Italians are stereotypically viewed as being a hot-blooded, intense Mediterranean people with a close-knit family structure and a passion for food and wine. Many Italians are in fact culturally defined by their family customs and their wholehearted investment in everyday things that Americans often take for granted, such as food and fashion.
Culturally, many Italians place a very high value on family bonds. Extended families often live together, with the mother at the center of the household in the deeply respected role of giver and matriarch. It is traditional for extended families who do not live together to try to dine together daily. Many Italians also take care of their elderly relatives. The family unit includes aunts, uncles, cousins and grandparents as well as parents and children, and it is the social hub of a traditional Italian's life.

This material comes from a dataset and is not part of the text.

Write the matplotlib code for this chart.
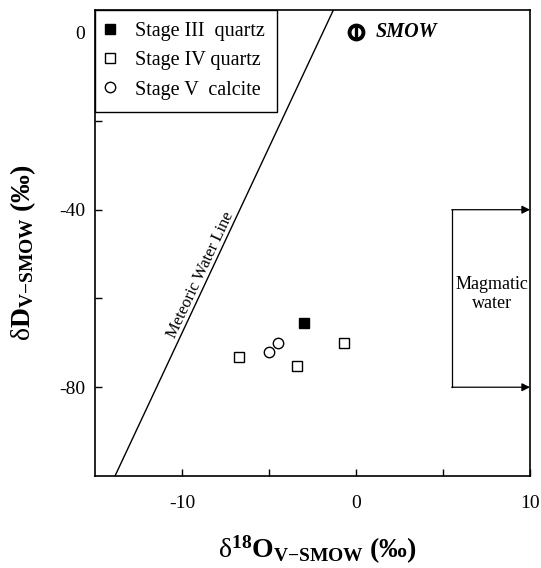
import numpy as np
import matplotlib
matplotlib.use('Agg')
import matplotlib.pyplot as plt

plt.rcParams['font.family'] = 'Liberation Serif'
plt.rcParams['mathtext.fontset'] = 'custom'
plt.rcParams['mathtext.rm'] = 'Liberation Serif'
plt.rcParams['mathtext.bf'] = 'Liberation Serif:bold'
plt.rcParams['mathtext.it'] = 'Liberation Serif:italic'

# data
stage3_o = [-3.0]
stage3_d = [-65.5]
stage4_o = [-6.7, -3.4, -0.7]
stage4_d = [-73.3, -75.3, -70.1]
stage5_o = [-5.0, -4.5]
stage5_d = [-72.1, -70.1]

# meteoric water line end points
mwl_o = [-13.85, -1.3]
mwl_d = [-100, 5]

# magmatic water range
mag_o = [5.5, 10]
mag_d = [-40, -80]

fig = plt.figure(figsize=(5.41, 5.68), dpi=100)
ax = fig.add_axes([0.1756, 0.162, 0.8041, 0.8204])

ax.plot(mwl_o, mwl_d, color='black', linewidth=1.0)

ax.plot(stage3_o, stage3_d, 's', color='black', markersize=7, label='Stage III  quartz')
ax.plot(stage4_o, stage4_d, 's', mfc='white', mec='black', mew=1.0, markersize=7,
        label='Stage IV quartz')
ax.plot(stage5_o, stage5_d, 'o', mfc='white', mec='black', mew=1.0, markersize=7.5,
        label='Stage V  calcite')

# SMOW
ax.plot(0, 0, 'o', mfc='white', mec='black', mew=2.8, markersize=10)
ax.plot(0, 0, '|', color='black', mew=2.4, markersize=10)
ax.text(1.1, 0, 'SMOW', fontsize=14.5, fontweight='bold', fontstyle='italic',
        va='center', ha='left')

# magmatic water box
for d in mag_d:
    ax.annotate('', xy=(mag_o[1], d), xytext=(mag_o[0], d),
                arrowprops=dict(arrowstyle='-|>', color='black', lw=0.9,
                                mutation_scale=12, shrinkA=0, shrinkB=0))
ax.plot([mag_o[0], mag_o[0]], mag_d, color='black', linewidth=0.9)
ax.text(7.8, -59, 'Magmatic\nwater', fontsize=13, ha='center', va='center',
        linespacing=1.1)

ax.set_xlim(-15, 10)
ax.set_ylim(-100, 5)

# label along the meteoric water line
p1 = ax.transData.transform((mwl_o[0], mwl_d[0]))
p2 = ax.transData.transform((mwl_o[1], mwl_d[1]))
angle = np.degrees(np.arctan2(p2[1] - p1[1], p2[0] - p1[0]))
lab_d = -55.5
lab_o = mwl_o[0] + (lab_d - mwl_d[0]) * (mwl_o[1] - mwl_o[0]) / (mwl_d[1] - mwl_d[0])
ax.text(lab_o, lab_d, 'Meteoric Water Line', fontsize=12, rotation=angle,
        rotation_mode='anchor', ha='center', va='bottom')

ax.set_xticks([-10, 0, 10])
ax.set_xticks([-5, 5], minor=True)
ax.set_yticks([-80, -40, 0])
ax.set_yticks([-60, -20], minor=True)
ax.tick_params(which='both', direction='in', length=5, width=1.0, labelsize=14)
ax.tick_params(axis='x', which='both', pad=14)
ax.tick_params(axis='y', which='both', pad=7)
ax.set_yticklabels(['-80', '-40', '0'])
ax.set_xticklabels(['-10', '0', '10'])
for s in ax.spines.values():
    s.set_linewidth(1.2)

leg = ax.legend(loc='upper left', borderaxespad=0, fancybox=False, framealpha=1,
                edgecolor='black', fontsize=14.5, handlelength=0.3, handletextpad=1.1,
                borderpad=0.6, labelspacing=0.5)
leg.get_frame().set_linewidth(1.0)

ax.set_xlabel(r'$\mathrm{δ}^{\mathbf{18}}\mathbf{O}_{\mathbf{V{-}SMOW}}\ \mathbf{(‰)}$', fontsize=20)
ax.set_ylabel(r'$\mathrm{δ}\mathbf{D}_{\mathbf{V{-}SMOW}}\ \mathbf{(‰)}$', fontsize=20)
ax.xaxis.set_label_coords(0.51, -0.125)
ax.yaxis.set_label_coords(-0.13, 0.48)

fig.savefig('out.png', dpi=100)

The stereotypes of Italians having a special relationship with food are based in truth, and Italian family meals are often more formal than the average American family meal. Italians do not need a special occasion to set an elegant table. They also have specific ideas about which foods and drinks are suitable for which times of day; for example, Italians drink cappuccinos in the morning and not the afternoon. They pair beer with pizza and water or wine with other afternoon and evening meals. Holidays are an extravaganza. For instance, Christmas Eve includes the Feast of Seven Fishes, which includes seven different types of fish along with side dishes like olives, sausage cheese and wild game.
Italians dress to be seen and expect to be watched in public -- they do not consider it bad manners to stare openly at strangers. This means that they tend to be invested in their clothing and in dressing appropriately, generally more formally than is common in America. They choose elegant styles that coordinate with the seasons. Italians take pride in their appearance and may judge people negatively who dress too casually. Leather goods, accessories, scarves and sunglasses are artfully used to dress up any outfit.
In Italian custom, it is polite to display enthusiasm for another person by touching, hugging and kissing him, particularly when saying hello. Extended eye-contact is also considered polite, and an unwillingness to meet someone's eyes is considered a sign of untrustworthiness. It is traditional for family elders to be the first to enter a room and for children to stand when adults come into their presence as signs of respect. Personal dignity is of great importance, and Italians show respect for one another's dignity by observing these customs.